The Trade Tariffs Are Illegal: What Happens Next?
In a 6-3 ruling, SCOTUS struck down U.S. trade tariffs as unconstitutional. While the administration announced 15% replacement tariffs, these cannot remain beyond 150 days without congressional approval. Overall tariff rates are set to fall below 10%.
The U.S. Supreme Court ("SCOTUS") ruled that the tariffs imposed by the U.S. government were unconstitutional.
In its 6-3 ruling to strike down the tariffs, the Court applied two doctrines. The first, "textualism," holds that judges must focus on the precise wording of statutes when interpreting them — meaning the text of the law, as written by the legislature, is determinative, and judges should not substitute different words to reach a preferred outcome.
The second is the "major questions doctrine," under which the executive branch must have clear and unambiguous congressional authorization before taking actions of major economic significance. In the ruling, the Chief Justice emphasized that such authorization cannot be implied.

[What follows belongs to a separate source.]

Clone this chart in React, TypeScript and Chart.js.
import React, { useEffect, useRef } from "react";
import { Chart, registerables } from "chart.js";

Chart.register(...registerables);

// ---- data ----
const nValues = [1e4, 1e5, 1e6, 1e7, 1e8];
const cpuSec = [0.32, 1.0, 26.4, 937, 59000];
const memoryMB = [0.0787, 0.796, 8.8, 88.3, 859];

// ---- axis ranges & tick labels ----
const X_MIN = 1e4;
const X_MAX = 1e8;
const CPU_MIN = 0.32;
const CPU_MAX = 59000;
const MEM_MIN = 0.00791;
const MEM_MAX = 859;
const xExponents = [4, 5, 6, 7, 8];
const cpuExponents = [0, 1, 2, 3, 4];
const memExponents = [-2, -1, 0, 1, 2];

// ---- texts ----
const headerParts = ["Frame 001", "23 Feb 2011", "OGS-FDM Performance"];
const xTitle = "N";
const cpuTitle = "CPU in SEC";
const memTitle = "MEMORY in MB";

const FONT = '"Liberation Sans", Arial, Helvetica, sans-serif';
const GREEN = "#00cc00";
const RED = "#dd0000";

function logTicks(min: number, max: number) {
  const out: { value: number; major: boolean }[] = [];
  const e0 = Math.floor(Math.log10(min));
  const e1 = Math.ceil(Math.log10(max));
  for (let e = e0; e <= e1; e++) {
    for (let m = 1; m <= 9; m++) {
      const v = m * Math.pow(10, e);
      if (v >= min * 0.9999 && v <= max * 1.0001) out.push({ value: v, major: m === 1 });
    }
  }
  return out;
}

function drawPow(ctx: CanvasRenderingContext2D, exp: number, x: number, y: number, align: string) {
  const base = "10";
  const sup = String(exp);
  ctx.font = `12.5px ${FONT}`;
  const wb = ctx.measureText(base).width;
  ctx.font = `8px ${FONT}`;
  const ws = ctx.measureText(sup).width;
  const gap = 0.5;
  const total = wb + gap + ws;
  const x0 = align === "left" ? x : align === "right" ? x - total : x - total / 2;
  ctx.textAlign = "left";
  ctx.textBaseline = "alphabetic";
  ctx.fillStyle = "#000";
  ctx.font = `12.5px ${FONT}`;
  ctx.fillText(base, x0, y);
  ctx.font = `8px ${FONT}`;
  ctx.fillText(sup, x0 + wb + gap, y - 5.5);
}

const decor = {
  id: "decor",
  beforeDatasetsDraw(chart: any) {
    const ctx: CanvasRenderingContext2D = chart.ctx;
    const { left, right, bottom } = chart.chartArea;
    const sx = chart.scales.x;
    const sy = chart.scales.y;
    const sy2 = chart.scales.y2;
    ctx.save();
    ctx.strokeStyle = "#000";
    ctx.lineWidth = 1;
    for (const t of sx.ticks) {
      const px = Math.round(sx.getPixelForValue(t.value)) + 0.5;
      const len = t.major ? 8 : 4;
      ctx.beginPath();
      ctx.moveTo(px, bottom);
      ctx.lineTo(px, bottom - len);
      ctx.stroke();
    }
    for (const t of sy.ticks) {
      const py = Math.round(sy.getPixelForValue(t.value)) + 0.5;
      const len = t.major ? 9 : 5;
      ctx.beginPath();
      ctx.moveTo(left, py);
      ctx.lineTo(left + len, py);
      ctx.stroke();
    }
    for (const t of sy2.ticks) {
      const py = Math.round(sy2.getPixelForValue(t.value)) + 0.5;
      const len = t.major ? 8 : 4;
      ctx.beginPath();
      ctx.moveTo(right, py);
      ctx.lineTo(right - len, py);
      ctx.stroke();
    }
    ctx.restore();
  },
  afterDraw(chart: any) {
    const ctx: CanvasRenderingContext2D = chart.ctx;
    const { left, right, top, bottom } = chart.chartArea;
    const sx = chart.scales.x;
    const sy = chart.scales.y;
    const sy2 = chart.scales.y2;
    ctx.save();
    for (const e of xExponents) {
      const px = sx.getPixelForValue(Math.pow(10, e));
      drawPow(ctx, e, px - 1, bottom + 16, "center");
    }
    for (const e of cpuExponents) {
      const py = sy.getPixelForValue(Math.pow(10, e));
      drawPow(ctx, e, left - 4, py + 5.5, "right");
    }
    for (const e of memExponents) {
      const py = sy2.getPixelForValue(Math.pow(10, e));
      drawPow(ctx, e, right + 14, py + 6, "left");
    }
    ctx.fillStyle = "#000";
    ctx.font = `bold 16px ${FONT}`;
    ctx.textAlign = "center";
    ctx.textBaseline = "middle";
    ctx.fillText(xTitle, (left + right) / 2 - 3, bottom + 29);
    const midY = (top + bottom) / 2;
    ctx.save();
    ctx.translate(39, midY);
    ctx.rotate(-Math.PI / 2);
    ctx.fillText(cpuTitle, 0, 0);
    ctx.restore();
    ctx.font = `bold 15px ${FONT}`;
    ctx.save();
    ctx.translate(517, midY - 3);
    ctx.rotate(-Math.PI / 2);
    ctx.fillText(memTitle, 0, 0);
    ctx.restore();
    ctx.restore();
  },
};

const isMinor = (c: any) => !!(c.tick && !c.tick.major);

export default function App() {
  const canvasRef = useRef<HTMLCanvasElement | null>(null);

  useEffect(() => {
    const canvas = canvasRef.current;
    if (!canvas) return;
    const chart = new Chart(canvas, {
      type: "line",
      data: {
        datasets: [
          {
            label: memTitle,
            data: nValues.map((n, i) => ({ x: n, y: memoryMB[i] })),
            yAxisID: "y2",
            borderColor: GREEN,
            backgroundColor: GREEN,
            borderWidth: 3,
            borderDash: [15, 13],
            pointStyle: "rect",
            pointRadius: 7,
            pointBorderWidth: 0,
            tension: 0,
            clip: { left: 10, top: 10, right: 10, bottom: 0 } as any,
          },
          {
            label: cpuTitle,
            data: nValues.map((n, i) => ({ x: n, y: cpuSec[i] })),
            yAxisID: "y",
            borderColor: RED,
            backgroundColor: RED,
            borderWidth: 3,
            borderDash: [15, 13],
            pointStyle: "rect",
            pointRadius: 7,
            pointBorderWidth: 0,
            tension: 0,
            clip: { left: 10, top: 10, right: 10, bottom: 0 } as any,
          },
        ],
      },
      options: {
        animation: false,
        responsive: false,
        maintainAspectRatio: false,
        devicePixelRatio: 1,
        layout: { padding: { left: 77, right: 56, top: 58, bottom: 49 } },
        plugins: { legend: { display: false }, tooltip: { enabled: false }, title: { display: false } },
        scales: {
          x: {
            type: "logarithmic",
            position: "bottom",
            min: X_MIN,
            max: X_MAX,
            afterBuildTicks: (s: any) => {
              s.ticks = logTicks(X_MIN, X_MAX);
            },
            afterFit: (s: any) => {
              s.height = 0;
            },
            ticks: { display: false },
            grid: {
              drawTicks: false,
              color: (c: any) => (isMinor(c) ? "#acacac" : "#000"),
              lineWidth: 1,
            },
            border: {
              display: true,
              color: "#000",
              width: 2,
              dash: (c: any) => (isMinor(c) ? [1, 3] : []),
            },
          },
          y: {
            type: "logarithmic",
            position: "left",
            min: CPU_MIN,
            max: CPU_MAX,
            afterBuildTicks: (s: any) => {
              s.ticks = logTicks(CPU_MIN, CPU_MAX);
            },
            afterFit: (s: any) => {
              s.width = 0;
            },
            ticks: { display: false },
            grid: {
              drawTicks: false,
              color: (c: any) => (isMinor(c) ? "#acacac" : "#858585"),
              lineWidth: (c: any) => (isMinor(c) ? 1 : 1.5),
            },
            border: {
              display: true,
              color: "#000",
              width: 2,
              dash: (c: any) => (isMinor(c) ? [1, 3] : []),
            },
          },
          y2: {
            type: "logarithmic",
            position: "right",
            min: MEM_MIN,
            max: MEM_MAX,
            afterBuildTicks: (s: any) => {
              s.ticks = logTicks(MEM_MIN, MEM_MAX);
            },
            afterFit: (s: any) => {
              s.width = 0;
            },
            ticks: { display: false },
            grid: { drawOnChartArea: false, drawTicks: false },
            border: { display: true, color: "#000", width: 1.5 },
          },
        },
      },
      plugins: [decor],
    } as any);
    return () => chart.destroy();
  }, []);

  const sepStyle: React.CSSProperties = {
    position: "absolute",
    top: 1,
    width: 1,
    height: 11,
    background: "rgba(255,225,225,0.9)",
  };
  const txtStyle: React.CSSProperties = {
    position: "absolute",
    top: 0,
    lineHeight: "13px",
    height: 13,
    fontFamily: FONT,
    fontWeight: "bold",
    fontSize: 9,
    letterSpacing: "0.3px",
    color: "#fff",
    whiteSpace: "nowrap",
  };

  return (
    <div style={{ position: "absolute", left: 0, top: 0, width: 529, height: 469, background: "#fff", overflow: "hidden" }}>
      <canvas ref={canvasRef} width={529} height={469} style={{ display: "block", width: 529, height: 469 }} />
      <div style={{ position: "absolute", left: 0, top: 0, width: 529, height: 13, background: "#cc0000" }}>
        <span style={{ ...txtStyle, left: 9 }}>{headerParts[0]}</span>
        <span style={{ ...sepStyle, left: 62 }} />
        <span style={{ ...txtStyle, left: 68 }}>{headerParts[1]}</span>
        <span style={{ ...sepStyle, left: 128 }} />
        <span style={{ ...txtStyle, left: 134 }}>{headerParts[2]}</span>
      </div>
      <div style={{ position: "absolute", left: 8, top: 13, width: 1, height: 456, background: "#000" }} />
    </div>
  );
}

The law relied upon by the U.S. government to impose tariffs — the International Emergency Economic Powers Act (IEEPA) — was drafted for situations of war or for cases where the United States wished to take economic action against terrorist states. It was not designed to govern commercial trade disputes. Setting tariffs is the exclusive competency of the U.S. Congress. The application of the major questions doctrine was therefore sufficient for some justices to hold that tariffs imposed under IEEPA were unconstitutional. Other justices applied the textualist doctrine, writing that while IEEPA does permit the President to "regulate" transactions, the word "regulate" does not confer the power to impose tariffs; had Congress intended to grant that power, it would have said so explicitly.

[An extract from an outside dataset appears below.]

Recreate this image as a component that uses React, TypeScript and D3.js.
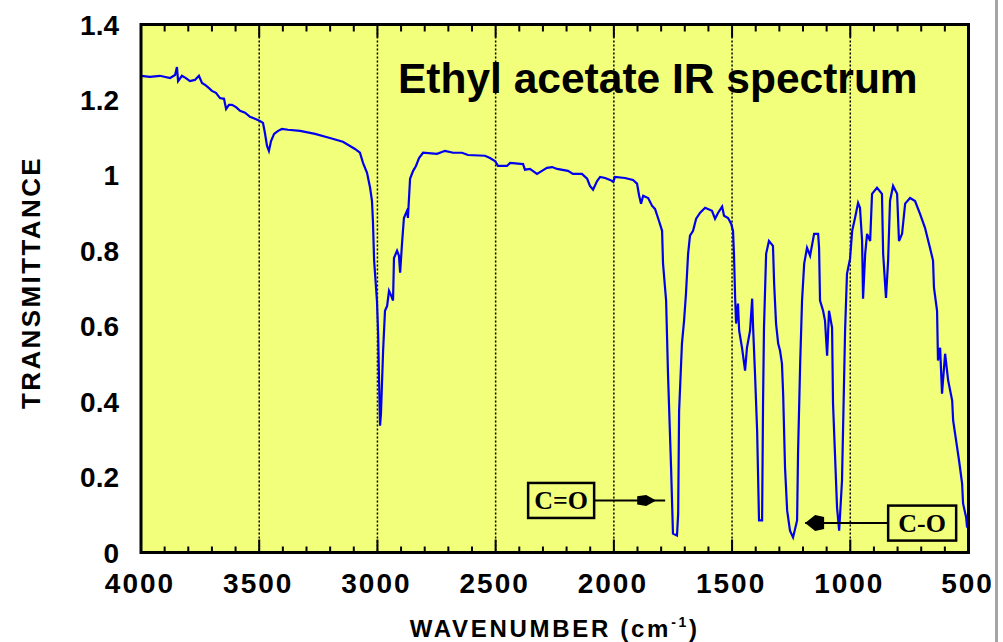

While the Trump administration announced 15% trade tariffs following the SCOTUS decision, the reality is that these tariffs cannot remain in force beyond 150 days without an extension by the U.S. Congress. We view it as highly unlikely that Congress will grant such an extension, as some Republicans oppose the tariffs and the administration does not have the votes required for an extension to pass.

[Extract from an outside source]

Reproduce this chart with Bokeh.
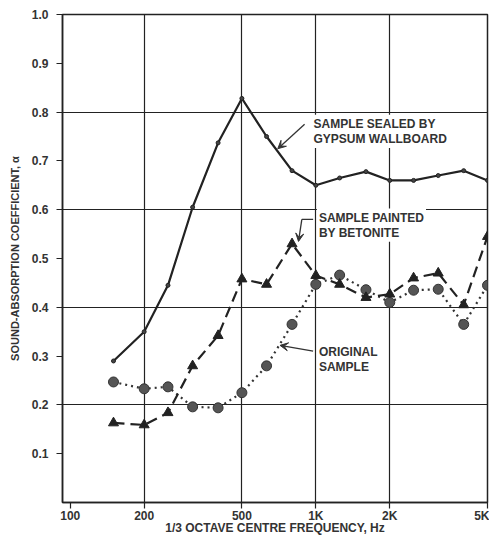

While the administration wishes to maintain trade tariffs, it will be limited to the following two legal instruments:
Section 232 of the U.S. Trade Expansion Act of 1962: limits imports that pose a threat to national security, insofar as such imports threaten the ability of U.S. companies to produce essential goods for defence and other critical industries.
Section 301 of the U.S. Trade Act of 1974: allows the U.S. to impose tariffs in response to unfair trade practices.
Section 232 will allow for tariffs in areas such as copper, aluminium, lumber, automobiles and automotive parts, and electronic devices.
Section 301 will permit tariffs in the following specific cases:
(a) Non-reciprocity in trade tariffs (e.g., foreign countries maintain higher import tariffs on U.S. goods than the U.S. applies to theirs).
(b) Foreign companies benefit from government subsidies (e.g., Chinese electric vehicles).
(c) Foreign countries impose unfair trade barriers or restrictions (e.g., European restrictions on U.S. meat products due to the use of hormones).
Economists estimate that U.S. effective tariff rates will ultimately fall below 10% once the current 15% tariffs expire and only Sections 232 and 301 measures remain in force. This will be positive news for U.S. consumers and companies worldwide and will help reduce inflationary pressure.
While uncertainty remains around how affected companies will be compensated for previously paid tariffs, this is a domestic U.S. administrative matter and should not be a concern for investors or financial markets. We expect that the bilateral tariff agreements negotiated between the United States and its trading partners will be quietly wound down, as countries will prefer not to provoke the current American administration publicly.